The Country Analytic Support project’s economic performance assessments give USAID missions a concise and easy-to-read evaluation of economic growth performance in countries receiving USAID assistance.
The assessments provide a synthesis of indicators from a variety of publicly accessible sources, such as the World Bank, the International Monetary Fund, the Millennium Challenge Corporation, the United Nations and the World Economic Forum, and uses international benchmarking to identify areas in which the country’s performance is particularly strong or weak.
Assessments cover 15 topics in three categories: an overview of the economy; the private sector enabling environment, and the pro-poor growth environment.
A lisst of all assessments can be found here.
The methodology used in the economic performance assessments is analogous to examining an automobile dashboard to see which gauges are signaling problems. Sometimes a blinking light has obvious implications—such as the need to fill the fuel tank. At other times, a mechanic may have to probe more deeply to assess the source of the trouble and determine the best course of action. (Sometimes, too, the problem is faulty wiring to the indicator—analogous here to faulty data.) Similarly, economic performance assessments are based on an examination of economic and social indicators to see which are signaling problems. Some “blinking” indicators have clear implications, while others may require further study to identify appropriate courses for programmatic action.
The analysis is organized around two mutually supportive goals: transformational growth and poverty reduction. Broad-based growth is the most powerful instrument for poverty reduction. At the same time, programs to reduce poverty and lessen inequality can help to underpin rapid and sustainable growth. These interactions can create a virtuous cycle of economic transformation and human development.

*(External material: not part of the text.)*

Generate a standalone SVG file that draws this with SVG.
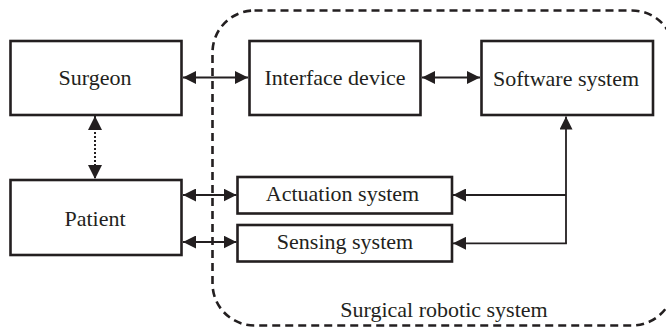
<svg xmlns="http://www.w3.org/2000/svg" width="666" height="331" viewBox="0 0 666 331">
<style>
.box{fill:#fff;stroke:#231f20;stroke-width:2.6}
.lbl{font-family:"Liberation Serif","Times New Roman",serif;font-size:22px;fill:#231f20;text-anchor:middle}
.ln{fill:none;stroke:#231f20;stroke-width:1.8}
.dot{fill:none;stroke:#231f20;stroke-width:2;stroke-dasharray:2 2}
.dash{fill:none;stroke:#231f20;stroke-width:2.6;stroke-dasharray:8 5}
</style>
<defs>
<marker id="ah" viewBox="0 0 13 13" refX="13" refY="6.5" markerWidth="13" markerHeight="13" markerUnits="userSpaceOnUse" orient="auto-start-reverse">
<path d="M0,0 L13,6.5 L0,13 Z" fill="#231f20"/>
</marker>
<marker id="ahv" viewBox="0 0 14 14" refX="14" refY="7" markerWidth="14" markerHeight="14" markerUnits="userSpaceOnUse" orient="auto-start-reverse">
<path d="M0,0 L14,7 L0,14 Z" fill="#231f20"/>
</marker>
</defs>
<g id="boundary">
<rect class="dash" x="212.5" y="10.5" width="461.5" height="315" rx="42" ry="42"/>
<text class="lbl" x="444" y="317">Surgical robotic system</text>
</g>
<g id="connectors">
<line class="ln" x1="183" y1="77.5" x2="248" y2="77.5" marker-start="url(#ah)" marker-end="url(#ah)"/>
<line class="ln" x1="422" y1="77.5" x2="480" y2="77.5" marker-start="url(#ah)" marker-end="url(#ah)"/>
<line class="dot" x1="95" y1="116" x2="95" y2="179" marker-start="url(#ahv)" marker-end="url(#ahv)"/>
<line class="ln" x1="183" y1="195" x2="236.5" y2="195" marker-start="url(#ah)" marker-end="url(#ah)"/>
<line class="ln" x1="183" y1="242" x2="236.5" y2="242" marker-start="url(#ah)" marker-end="url(#ah)"/>
<polyline class="ln" points="566,243.5 566,116.5" marker-end="url(#ah)"/>
<line class="ln" x1="566" y1="195" x2="453" y2="195" marker-end="url(#ah)"/>
<line class="ln" x1="566.9" y1="243.3" x2="453" y2="243.3" marker-end="url(#ah)"/>
</g>
<g id="surgeon">
<rect class="box" x="10.5" y="41" width="171" height="74"/>
<text class="lbl" x="95" y="85">Surgeon</text>
</g>
<g id="interface">
<rect class="box" x="249.5" y="41" width="171" height="74"/>
<text class="lbl" x="335" y="85">Interface device</text>
</g>
<g id="software">
<rect class="box" x="481.5" y="41" width="171.5" height="74"/>
<text class="lbl" x="566" y="86">Software system</text>
</g>
<g id="patient">
<rect class="box" x="10.5" y="180" width="171" height="75"/>
<text class="lbl" x="95" y="225.5">Patient</text>
</g>
<g id="actuation">
<rect class="box" x="237.5" y="177" width="214.5" height="36.5"/>
<text class="lbl" x="342.5" y="201">Actuation system</text>
</g>
<g id="sensing">
<rect class="box" x="237.5" y="225" width="214.5" height="36.5"/>
<text class="lbl" x="345" y="248.5">Sensing system</text>
</g>
</svg>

Transformational growth requires capital investment and rising productivity. These are achieved by establishing a strong enabling environment for private sector development, which involves multiple elements: macroeconomic stability; a sound legal and regulatory system, including secure contract and property rights; effective control of corruption; a sound and efficient financial system; openness to trade and investment; sustainable debt management; investment in education, health, and workforce skills; infrastructure development; and sustainable use of natural resources.
Pro-poor growth environment
In turn, the impact of growth on poverty depends on policies and programs that create opportunities for the poor. This is the pro-poor growth environment. Here, too, many elements are involved, including effective education and health systems, policies facilitating job creation, agricultural development (in countries where the poor depend predominantly on farming), dismantling barriers to micro and small enterprise development, and progress toward gender equity.
Economic performance assessments must be interpreted with care. A concise analysis of selected indicators cannot provide a definitive diagnosis of economic performance problems, nor simple answers to questions about programmatic priorities. The aim of the analysis is to spot signs of serious problems affecting economic growth, subject to limits of data availability and quality. The results should provide insight about potential paths for USAID intervention, to complement on-the-ground knowledge and further in-depth studies.